Overview


The e-magyar Open Speech Archive (em-OSA) has a twofold aim: on the one hand to support humanities research (anthropology, folkloritics, ethnography, sociology, history, linguistics, musicology) by archiving sound material and making it available, on the other hand to create an open source speech technology infrastructure. It is open for the public, but its immediate benificiaries would be researchers and students from the above-mentioned fields.

The primary focus of the em-OSA are sound materials in Hungarian and in Hungary's minority languages (e.g. Lovari or Beash), but both national- and minority languages and dialects of neighbouring countries. We primarily rely on materials from Hungary, Romania (Transylvania, Bukarest), areas with a Hungarian-language population in Slovakia (Felvidék), Ukraine (Carpathian Ruthenia), Serbia (Vojvodina), Slovenia and Austria (Burgenland), on research carried out amongst the American diaspora (in the USA, e.g.), just as on openly accessible, uncopyrighted broadcast materials. In order to avoid copyright violations we do not use musical materials (an exception for this are folk songs recorded during research). Furthermore we only store sound material from any broadcast and not the video. Besides Hungarian, the following languages are represented in our archive: Romanian, Romani, Beash, Slovak, Serbian,Croatian, Slovene, Ukrainian, German, English and Spanish.

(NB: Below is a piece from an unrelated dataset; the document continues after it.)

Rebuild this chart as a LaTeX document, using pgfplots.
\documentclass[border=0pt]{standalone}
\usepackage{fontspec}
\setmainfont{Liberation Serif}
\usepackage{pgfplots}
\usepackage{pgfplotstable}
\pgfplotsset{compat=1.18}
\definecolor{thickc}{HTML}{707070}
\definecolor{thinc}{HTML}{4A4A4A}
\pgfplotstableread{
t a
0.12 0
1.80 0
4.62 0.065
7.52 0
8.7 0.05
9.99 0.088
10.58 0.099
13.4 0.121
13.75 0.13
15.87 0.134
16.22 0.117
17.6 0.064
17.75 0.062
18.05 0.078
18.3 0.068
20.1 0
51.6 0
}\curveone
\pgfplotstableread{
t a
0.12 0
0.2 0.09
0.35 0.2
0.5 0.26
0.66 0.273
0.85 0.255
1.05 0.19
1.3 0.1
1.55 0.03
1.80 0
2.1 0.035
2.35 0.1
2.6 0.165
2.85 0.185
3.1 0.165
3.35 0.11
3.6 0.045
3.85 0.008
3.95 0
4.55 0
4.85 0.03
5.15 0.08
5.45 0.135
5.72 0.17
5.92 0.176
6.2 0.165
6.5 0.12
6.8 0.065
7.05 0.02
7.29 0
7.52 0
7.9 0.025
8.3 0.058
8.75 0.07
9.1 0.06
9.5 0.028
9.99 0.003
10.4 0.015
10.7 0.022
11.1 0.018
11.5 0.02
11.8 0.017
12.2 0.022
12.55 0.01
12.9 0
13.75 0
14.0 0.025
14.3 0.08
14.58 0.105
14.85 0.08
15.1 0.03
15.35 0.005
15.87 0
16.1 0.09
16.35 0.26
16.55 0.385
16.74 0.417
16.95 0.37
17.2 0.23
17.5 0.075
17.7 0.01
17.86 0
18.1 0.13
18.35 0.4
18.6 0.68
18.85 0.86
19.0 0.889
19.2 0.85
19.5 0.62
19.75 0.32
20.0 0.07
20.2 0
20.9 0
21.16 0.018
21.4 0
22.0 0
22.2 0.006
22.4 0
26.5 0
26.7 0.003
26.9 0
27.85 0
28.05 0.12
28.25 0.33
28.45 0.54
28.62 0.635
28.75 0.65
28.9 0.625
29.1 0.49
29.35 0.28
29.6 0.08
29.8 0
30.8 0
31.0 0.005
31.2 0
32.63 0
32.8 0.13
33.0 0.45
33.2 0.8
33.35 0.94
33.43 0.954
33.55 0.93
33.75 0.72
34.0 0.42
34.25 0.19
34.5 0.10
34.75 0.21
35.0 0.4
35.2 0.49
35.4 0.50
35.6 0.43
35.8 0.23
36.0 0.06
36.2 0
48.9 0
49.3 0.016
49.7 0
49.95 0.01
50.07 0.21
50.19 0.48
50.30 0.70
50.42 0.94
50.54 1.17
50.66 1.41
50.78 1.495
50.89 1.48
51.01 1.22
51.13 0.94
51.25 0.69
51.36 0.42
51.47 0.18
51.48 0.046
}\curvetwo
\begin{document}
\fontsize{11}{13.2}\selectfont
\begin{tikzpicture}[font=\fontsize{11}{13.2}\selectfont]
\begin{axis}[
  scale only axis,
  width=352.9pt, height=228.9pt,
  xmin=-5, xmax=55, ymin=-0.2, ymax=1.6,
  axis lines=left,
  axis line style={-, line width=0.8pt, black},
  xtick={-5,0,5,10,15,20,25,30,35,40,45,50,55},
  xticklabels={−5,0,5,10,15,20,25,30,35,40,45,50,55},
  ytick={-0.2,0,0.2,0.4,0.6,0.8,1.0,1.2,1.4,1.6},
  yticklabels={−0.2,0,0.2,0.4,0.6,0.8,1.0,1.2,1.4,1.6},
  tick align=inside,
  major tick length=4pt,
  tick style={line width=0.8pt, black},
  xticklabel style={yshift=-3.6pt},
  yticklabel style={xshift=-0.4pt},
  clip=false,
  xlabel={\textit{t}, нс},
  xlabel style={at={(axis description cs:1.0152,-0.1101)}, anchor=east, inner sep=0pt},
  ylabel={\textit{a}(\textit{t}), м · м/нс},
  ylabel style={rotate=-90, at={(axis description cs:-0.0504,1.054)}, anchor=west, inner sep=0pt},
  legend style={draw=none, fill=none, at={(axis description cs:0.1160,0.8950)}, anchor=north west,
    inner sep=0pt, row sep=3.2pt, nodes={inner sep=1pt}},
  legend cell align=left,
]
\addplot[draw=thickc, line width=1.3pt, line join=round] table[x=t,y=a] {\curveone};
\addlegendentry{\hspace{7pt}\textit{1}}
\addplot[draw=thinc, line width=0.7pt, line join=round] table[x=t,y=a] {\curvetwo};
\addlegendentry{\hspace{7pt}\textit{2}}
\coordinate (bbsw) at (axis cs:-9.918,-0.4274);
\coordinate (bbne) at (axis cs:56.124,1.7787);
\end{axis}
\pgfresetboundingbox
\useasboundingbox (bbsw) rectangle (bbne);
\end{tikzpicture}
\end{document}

em-OSA does not carry out independent research or sound recording, but integrates acquired materials. We would like to stress the importance of the material acquired from TK (as from among the existing archives; data providers: Éva Kovács and Judt Gárdos) and that of the 1956 Institute (Oral History Archive; data providers: Gyula Kozák, Ferenc Donáth). Further materials will be gathered primarily from the partners below (data providers indictaed in brackets):

  1. National Széchenyi Library (Somlai Katalin, Kőrösi Zsuzsa)
  2. Institute for Minority Studies, HAS (Feischmidt Margit, Kállai Ernő, Máté Dezső, Papp Z. Attila, Mouraszki András)
  3. Institute for Sociology, HAS(Neményi Mária, Kóczé Angéla, Janky Béla, Szalay Júlia, Kovács Éva)
  4. Other national institues (Havas Gábor, Lengyel Gabriella, Németh Szilvia, Zolnay János, Virág Tünde stb.)
  5. Romania (Erdély, Bukarest)
  6. Romanian Institute for Research on Minorities, Cluj-Napoca (Fosztó László, Kiss Tamás, Vitos Katalin, Lőrincz József)
  7. vast material of interviews by Gusztáv Molnár (in Hungarian and Romanian
  8. Sapientia (Marosvásárhely): Gagyi József (interviews)
  9. Kriza János Ethnographic Society (Cluj-Napoca): Szabó Töhötöm Babes-Bolyai Egyetem: Tánczos Vilmos, Pozsony Ferenc
  10. Materials of radio broadcasts from Cluj-Napoca and Târgu Mureș (Maksay Ágnes, Tibád Zoltán)

Besides supporting humanities research, the improvement of Hungarian speech technology is equally important, especially concerning open source tools becoming accessible for both speech technologists and lay users aiming at an automated processing of speech.

The most important modules are the following:

  1. Speech-activity detection: determining whether the given section of a recording contains human speech, or rather music, noise, or other non-linguistic manifestations (cough, laughter, etc.) - emSad
  2. Identifying the language spoken - emLid
  3. Speaker diarisation: Telling different speakers apart (e.g. in case of interviews interrogator and respondent), diarisation (making a diary of who spoke when, to the second) - emDia

In the long run we are hoping to develope speech recognition technologies, as well as technologies based on it (such as automatic transcription software or voice search), but at the moment em-OSA cannot consider these as realistic aims.